La disyuntiva entre tener que elegir candidatos de una u otra ubicación determinó, más que en ningún otro momento de su historia, el predominio del voto negativo o de castigo, ese que se expresó en Chile en contra de la derecha y la aquiescencia del centro; el que puso a gobernar en Perú a un maestro rural para evitar el trauma fujimorista o el que se cansó de la derecha oligárquica en una Colombia estable pero con fuertes asimetrías sociales. Creo entonces que el cansancio en la espera de lo que nunca llegó fue lo que en gran medida desalojó al populismo de izquierda, y que la promesa del cambio o la corrección que no acertó del de la derecha fue lo que a la postre activó la bipolaridad política del subcontinente. Eso explica, como evento sintomático, que de las últimas diez elecciones que se han celebrado en distintos países de la región desde el 2018 la izquierda haya ganado seis.

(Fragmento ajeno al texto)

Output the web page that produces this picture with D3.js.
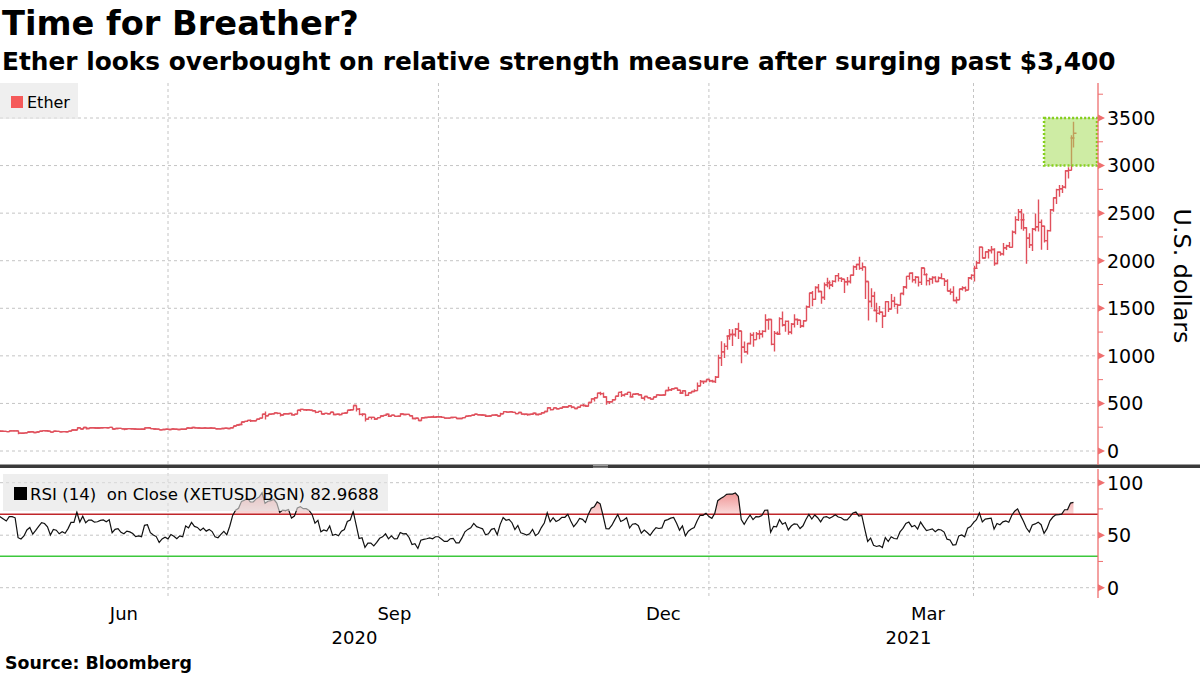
<!DOCTYPE html>
<html><head><meta charset="utf-8">
<script src="https://cdn.jsdelivr.net/npm/d3@7"></script>
<style>body{margin:0;background:#fff}svg{display:block}text{font-family:"DejaVu Sans",sans-serif;fill:#000}</style>
</head><body><svg id="c" width="1200" height="675"></svg>
<script>
// ---- DATA (daily XETUSD bars) ----
const startDate = "2020-04-19";
const closes = [
 180,171,172,182,185,189,195,197,196,197,215,206,
 213,215,210,208,206,204,212,212,211,188,186,190,199,203,194,200,207,214,213,209,198,207,206,201,204,202,209,220,220,244,231,
 247,237,244,244,241,242,245,246,244,248,231,237,238,233,231,235,234,232,228,229,228,243,244,235,232,230,222,226,228,226,
 231,229,226,229,228,241,239,247,243,242,239,242,239,241,239,234,233,236,239,236,245,262,274,279,305,311,322,318,318,334,346,
 387,371,386,390,401,395,379,391,390,395,380,388,428,437,433,433,430,423,406,416,389,395,392,408,383,386,382,395,400,428,434,
 478,440,385,388,335,353,353,337,351,368,374,387,365,377,364,365,389,384,385,371,341,344,321,349,352,354,357,354,360,360,
 353,346,346,352,353,341,341,351,365,371,375,387,381,379,377,366,368,377,379,368,392,414,409,412,406,393,404,388,386,383,386,
 396,383,388,402,415,455,435,453,444,450,462,462,475,461,447,460,480,478,471,509,548,560,608,603,568,518,517,538,575,616,
 587,598,616,569,596,601,591,554,573,560,545,568,590,586,589,636,643,654,659,638,609,634,585,612,626,635,683,731,731,751,737,
 730,775,979,1042,1100,1208,1225,1224,1281,1262,1090,1043,1130,1218,1171,1233,1230,1257,1377,1382,1121,1236,1230,1391,1325,1362,1248,1332,1382,1376,1314,
 1369,1515,1660,1594,1718,1677,1614,1746,1768,1744,1783,1843,1814,1805,1779,1781,1848,1937,1960,1919,1935,1781,1571,1626,1476,1446,1459,1417,
 1570,1492,1575,1541,1533,1655,1724,1835,1868,1799,1826,1772,1924,1854,1791,1806,1823,1782,1819,1812,1784,1681,1669,1582,1588,1702,1716,1691,1819,1846,1919,
 1977,2143,2029,2094,2107,2118,1971,2089,2072,2136,2157,2140,2300,2432,2515,2430,2346,2237,2166,2331,2357,2403,2363,2211,2316,2534,2662,2747,2757,2773,
 2945,2950,3290,3340
];
const highs = [
 187,186,174,183,190,190,196,199,199,198,220,227,
 216,217,217,210,209,209,215,216,215,212,193,193,201,206,204,201,210,215,215,214,210,209,210,211,205,206,210,222,224,246,244,
 251,252,245,246,245,244,245,247,246,250,250,239,239,238,233,240,238,235,232,230,230,245,246,248,236,233,231,228,229,229,
 232,232,230,230,229,242,242,248,248,243,242,243,243,242,243,239,235,238,240,240,248,264,277,283,307,315,327,330,326,335,346,
 391,414,390,395,406,403,398,392,395,400,397,390,431,444,441,436,440,434,424,418,417,397,395,411,409,390,394,395,405,429,441,
 479,479,451,396,389,355,357,357,353,373,375,390,389,381,378,371,397,393,392,385,372,346,344,351,356,357,359,372,361,362,
 368,354,349,354,354,354,342,352,368,375,377,390,389,382,382,377,369,378,381,380,403,416,417,416,415,407,408,406,394,387,393,
 400,397,392,406,419,456,458,454,457,452,470,467,478,475,461,464,487,494,482,511,554,563,612,622,614,575,526,544,575,616,
 630,600,619,617,597,603,605,593,576,574,563,569,593,592,592,637,676,657,666,664,640,636,637,613,628,648,719,745,733,754,754,
 749,787,1011,1154,1132,1209,1282,1280,1294,1347,1260,1150,1136,1244,1248,1251,1268,1268,1438,1392,1384,1260,1257,1407,1467,1371,1371,1346,1437,1392,1377,
 1375,1529,1663,1681,1732,1755,1682,1771,1822,1792,1795,1850,1870,1827,1806,1829,1853,1950,1967,2042,1980,1936,1781,1711,1673,1559,1525,1467,
 1574,1575,1650,1622,1545,1658,1734,1836,1873,1878,1840,1835,1932,1924,1868,1822,1836,1838,1834,1868,1811,1805,1709,1731,1620,1705,1732,1730,1828,1859,1947,
 1999,2150,2145,2098,2124,2155,2132,2096,2095,2187,2168,2196,2318,2467,2544,2543,2495,2351,2288,2344,2497,2644,2433,2367,2325,2544,2665,2757,2797,2796,
 2951,2982,3320,3460
];
const lows = [
 178,169,167,170,179,184,186,192,193,192,196,201,
 204,210,205,199,202,201,201,209,209,176,179,185,188,195,193,193,199,206,209,205,195,197,204,200,198,200,200,206,216,220,229,
 230,227,234,239,240,240,236,243,240,242,225,229,235,231,217,230,233,230,226,226,227,227,240,231,227,227,218,220,224,225,
 225,223,225,225,225,227,237,238,240,235,237,237,236,236,237,230,231,232,235,235,236,244,262,270,278,300,306,306,313,315,330,
 345,330,368,380,386,387,363,373,385,385,372,370,386,413,425,420,425,416,398,404,385,382,384,390,376,378,374,380,392,399,423,
 431,415,376,366,309,329,330,327,335,349,359,372,358,364,363,360,365,376,380,367,333,332,317,319,341,349,347,352,350,354,
 346,339,344,345,348,337,336,338,349,364,368,372,377,373,371,357,363,366,373,365,367,389,402,406,403,385,391,380,375,371,378,
 386,380,374,383,398,413,425,432,436,441,449,454,459,450,443,444,459,468,465,471,507,520,560,585,560,487,495,511,536,573,
 567,572,589,565,564,588,584,552,531,557,540,543,566,579,580,586,628,631,648,632,598,602,576,581,604,620,634,683,703,722,722,
 719,716,769,893,977,1064,1170,1104,1201,1176,922,1033,1015,1119,1095,1170,1174,1192,1249,1274,1111,1045,1220,1223,1308,1253,1223,1228,1298,1324,1292,
 1301,1368,1506,1522,1590,1667,1548,1588,1720,1700,1724,1771,1782,1777,1661,1740,1760,1843,1902,1904,1895,1598,1371,1511,1468,1352,1432,1293,
 1414,1462,1489,1512,1443,1528,1638,1706,1800,1772,1760,1728,1745,1847,1739,1742,1757,1775,1775,1806,1733,1680,1642,1574,1551,1586,1686,1675,1691,1799,1782,
 1913,1967,2023,2027,2024,2077,1946,1962,2051,2054,2113,2135,2138,2277,2418,2332,2315,1969,2133,2103,2310,2306,2115,2192,2113,2306,2515,2595,2672,2712,
 2760,2863,2950,3190
];
const priceTicks = [0,500,1000,1500,2000,2500,3000,3500];
const priceMinorTicks = [250,750,1250,1750,2250,2750,3250,3750];
const rsiTicks = [0,50,100];
const rsiMinorTicks = [25,75];
const rsiLevels = [70,30];
const rsiPeriod = 14;
const gridDates = ["2020-07-01","2020-10-01","2021-01-01","2021-04-01"];
const monthLabels = ["Jun","Sep","Dec","Mar"];
const monthLabelDates = ["2020-06-01","2020-09-01","2020-12-01","2021-03-01"];
const yearLabels = ["2020","2021"];
const highlightY = [3000,3500];
const highlightStart = "2021-04-25";
const legendPrice = "Ether";
const legendRsi = "RSI (14)  on Close (XETUSD BGN) 82.9688";

// ---- LAYOUT ----
const svg = d3.select("#c");
const P = {left:0, right:1098, pTop:83, pBot:465, rTop:469, rBot:598};
const parse = d3.utcParse("%Y-%m-%d");
const x = d3.scaleUtc().domain([parse("2020-07-01"), parse("2021-04-01")]).range([168, 973.5]);
const yP = d3.scaleLinear().domain([0,3500]).range([451,118]);
const yR = d3.scaleLinear().domain([0,100]).range([587.7,482.7]);

const t0 = parse(startDate);
const bars = closes.map((c,i)=>({
  date:d3.utcDay.offset(t0,i), o: i? closes[i-1]:c, h:highs[i], l:lows[i], c
}));
// bars are stamped at the end of their trading day
const bx = d => x(d3.utcDay.offset(d.date,1));

// RSI (Wilder, 14) on close
let ag=0, al=0; const rsi=[];
for(let i=1;i<closes.length;i++){
  const ch=closes[i]-closes[i-1], g=Math.max(ch,0), l=Math.max(-ch,0);
  if(i<=rsiPeriod){ag+=g/rsiPeriod; al+=l/rsiPeriod; if(i===rsiPeriod) rsi.push({d:bars[i],v:100-100/(1+ag/al)});}
  else {ag=(ag*(rsiPeriod-1)+g)/rsiPeriod; al=(al*(rsiPeriod-1)+l)/rsiPeriod; rsi.push({d:bars[i],v:al===0?100:100-100/(1+ag/al)});}
}

const defs = svg.append("defs");
defs.append("clipPath").attr("id","cp").append("rect").attr("x",P.left).attr("y",P.pTop).attr("width",P.right-P.left).attr("height",P.pBot-P.pTop);
defs.append("clipPath").attr("id","cr").append("rect").attr("x",P.left).attr("y",P.rTop).attr("width",P.right-P.left).attr("height",P.rBot-P.rTop);
const grad = defs.append("linearGradient").attr("id","rg").attr("gradientUnits","userSpaceOnUse")
  .attr("x1",0).attr("x2",0).attr("y1",yR(95)).attr("y2",yR(70));
grad.append("stop").attr("offset",0).attr("stop-color","#ec8585");
grad.append("stop").attr("offset",1).attr("stop-color","#fbdcdc");

const gridCol="#c4c4c4";
// horizontal grid
svg.append("g").selectAll("line").data(priceTicks).join("line")
  .attr("x1",P.left).attr("x2",P.right).attr("y1",d=>yP(d)).attr("y2",d=>yP(d))
  .attr("stroke",gridCol).attr("stroke-dasharray","3,3");
svg.append("g").selectAll("line").data(rsiTicks).join("line")
  .attr("x1",P.left).attr("x2",P.right).attr("y1",d=>yR(d)).attr("y2",d=>yR(d))
  .attr("stroke",gridCol).attr("stroke-dasharray","3,3");
// vertical grid
svg.append("g").selectAll("line").data(gridDates.map(parse)).join("line")
  .attr("x1",d=>x(d)).attr("x2",d=>x(d)).attr("y1",P.pTop).attr("y2",P.rBot)
  .attr("stroke",gridCol).attr("stroke-dasharray","3,3");

// price bars
const barCol="#e0505c";
const gb = svg.append("g").attr("clip-path","url(#cp)").attr("stroke",barCol).attr("stroke-width",1.4).attr("fill","none");
gb.selectAll("path").data(bars).join("path")
  .attr("d",d=>{const xx=Math.round(bx(d))+0.5;
    return `M${xx},${yP(d.h)}V${yP(d.l)}M${xx-3},${yP(d.o)}H${xx}M${xx},${yP(d.c)}H${xx+3}`;});

// highlight box
const hx0 = x(parse(highlightStart));
svg.append("rect").attr("x",hx0).attr("y",yP(highlightY[1])).attr("width",P.right-1-hx0)
  .attr("height",yP(highlightY[0])-yP(highlightY[1]))
  .attr("fill","#a6dc5a").attr("fill-opacity",0.55)
  .attr("stroke","#86cf1e").attr("stroke-width",2.5).attr("stroke-dasharray","2,2");

// RSI
const gr = svg.append("g").attr("clip-path","url(#cr)");
const vis = rsi.filter(r=>bx(r.d)>=-5);
gr.append("path").datum(vis)
  .attr("d",d3.area().x(r=>bx(r.d)).y0(yR(70)).y1(r=>yR(Math.max(r.v,70))))
  .attr("fill","url(#rg)");
gr.append("line").attr("x1",P.left).attr("x2",P.right).attr("y1",yR(rsiLevels[0])).attr("y2",yR(rsiLevels[0]))
  .attr("stroke","#c0262a").attr("stroke-width",1.5);
gr.append("line").attr("x1",P.left).attr("x2",P.right).attr("y1",yR(rsiLevels[1])).attr("y2",yR(rsiLevels[1]))
  .attr("stroke","#3cc83c").attr("stroke-width",1.5);
gr.append("path").datum(vis)
  .attr("d",d3.line().x(r=>bx(r.d)).y(r=>yR(r.v)))
  .attr("fill","none").attr("stroke","#111").attr("stroke-width",1.2);

// separator
svg.append("rect").attr("x",0).attr("y",464.5).attr("width",1200).attr("height",3.5).attr("fill","#3a3a3a");
svg.append("line").attr("x1",593).attr("x2",608).attr("y1",465.5).attr("y2",465.5).attr("stroke","#9a9a9a");
svg.append("line").attr("x1",593).attr("x2",608).attr("y1",467.2).attr("y2",467.2).attr("stroke","#9a9a9a");

function fit(sel,w){const L=sel.node().getComputedTextLength();sel.attr("font-size",parseFloat(sel.attr("font-size"))*w/L);return sel;}

// legends
svg.append("rect").attr("x",0).attr("y",83).attr("width",78).attr("height",36).attr("fill","#e4e4e4").attr("fill-opacity",0.6);
svg.append("rect").attr("x",11).attr("y",96).attr("width",12).attr("height",12).attr("fill","#f55a5a");
svg.append("text").attr("x",27).attr("y",108).attr("font-size",16).text(legendPrice);
svg.append("rect").attr("x",3).attr("y",474).attr("width",385).attr("height",37).attr("fill","#e2e2e2").attr("fill-opacity",0.6);
svg.append("rect").attr("x",14).attr("y",487).attr("width",13).attr("height",13).attr("fill","#000");
fit(svg.append("text").attr("x",30).attr("y",500).attr("font-size",16).attr("xml:space","preserve").style("white-space","pre").text(legendRsi),349);

// axes (right side)
const axCol="#ef6f6f";
function rightAxis(scale,ticks,minor,y0,y1){
  const g=svg.append("g");
  g.append("line").attr("x1",P.right).attr("x2",P.right).attr("y1",y0).attr("y2",y1).attr("stroke",axCol).attr("stroke-width",1.3);
  g.selectAll("path.t").data(ticks).join("path").attr("class","t")
    .attr("d",d=>`M${P.right},${scale(d)-3.5}L${P.right+7},${scale(d)}L${P.right},${scale(d)+3.5}Z`).attr("fill",axCol);
  g.selectAll("line.m").data(minor).join("line").attr("class","m")
    .attr("x1",P.right).attr("x2",P.right+5).attr("y1",d=>scale(d)).attr("y2",d=>scale(d)).attr("stroke",axCol);
  g.selectAll("text").data(ticks).join("text").attr("x",P.right+9).attr("y",d=>scale(d)).attr("dy","0.36em")
    .attr("font-size",19).text(d=>d);
}
rightAxis(yP,priceTicks,priceMinorTicks,P.pTop,P.pBot);
rightAxis(yR,rsiTicks,rsiMinorTicks,P.rTop,P.rBot);
fit(svg.append("text").attr("transform","translate(1174,276) rotate(90)").attr("text-anchor","middle")
  .attr("font-size",22).text("U.S. dollars"),135);

// x labels
monthLabelDates.forEach((s,i)=>{const a=parse(s),b=d3.utcMonth.offset(a,1);
  svg.append("text").attr("x",(x(a)+x(b))/2).attr("y",620).attr("text-anchor","middle").attr("font-size",18).text(monthLabels[i]);});
const jan = x(parse("2021-01-01"));
svg.append("text").attr("x",(P.left+jan)/2).attr("y",644).attr("text-anchor","middle").attr("font-size",18).text(yearLabels[0]);
svg.append("text").attr("x",(jan+1108)/2).attr("y",644).attr("text-anchor","middle").attr("font-size",18).text(yearLabels[1]);

// titles
fit(svg.append("text").attr("x",2).attr("y",35).attr("font-size",33).attr("font-weight","bold").text("Time for Breather?"),357);
fit(svg.append("text").attr("x",2).attr("y",70).attr("font-size",22).attr("font-weight","bold")
  .text("Ether looks overbought on relative strength measure after surging past $3,400"),1114);
fit(svg.append("text").attr("x",5).attr("y",669).attr("font-size",15).attr("font-weight","bold").text("Source: Bloomberg"),187);
</script></body></html>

La victoria de Lula en Brasil ha puesto a delirar a algunos exgobernantes de América Latina y ya no pocos empiezan a ver en su estrecha victoria no solo una reivindicación ideológica al populismo izquierdista, sino como argumento para validar sus propias gestiones, en su mayoría acosadas por la corrupción. Es más, el hecho de que el exgobernante brasileño haya saltado de la cárcel al Palacio de Planalto empieza a ser blandido como errante evidencia de que los procesos judiciales que se abrieron en distintos países en contra de distintos gobernantes, en su mayor parte por las operaciones de Odebrecht, han sido producto de la descalificación o la venganza política, especialmente de la derecha internacional. Ya en el circo político local se empiezan a vender tempranamente esas golosinas. Cuánto entusiasmo.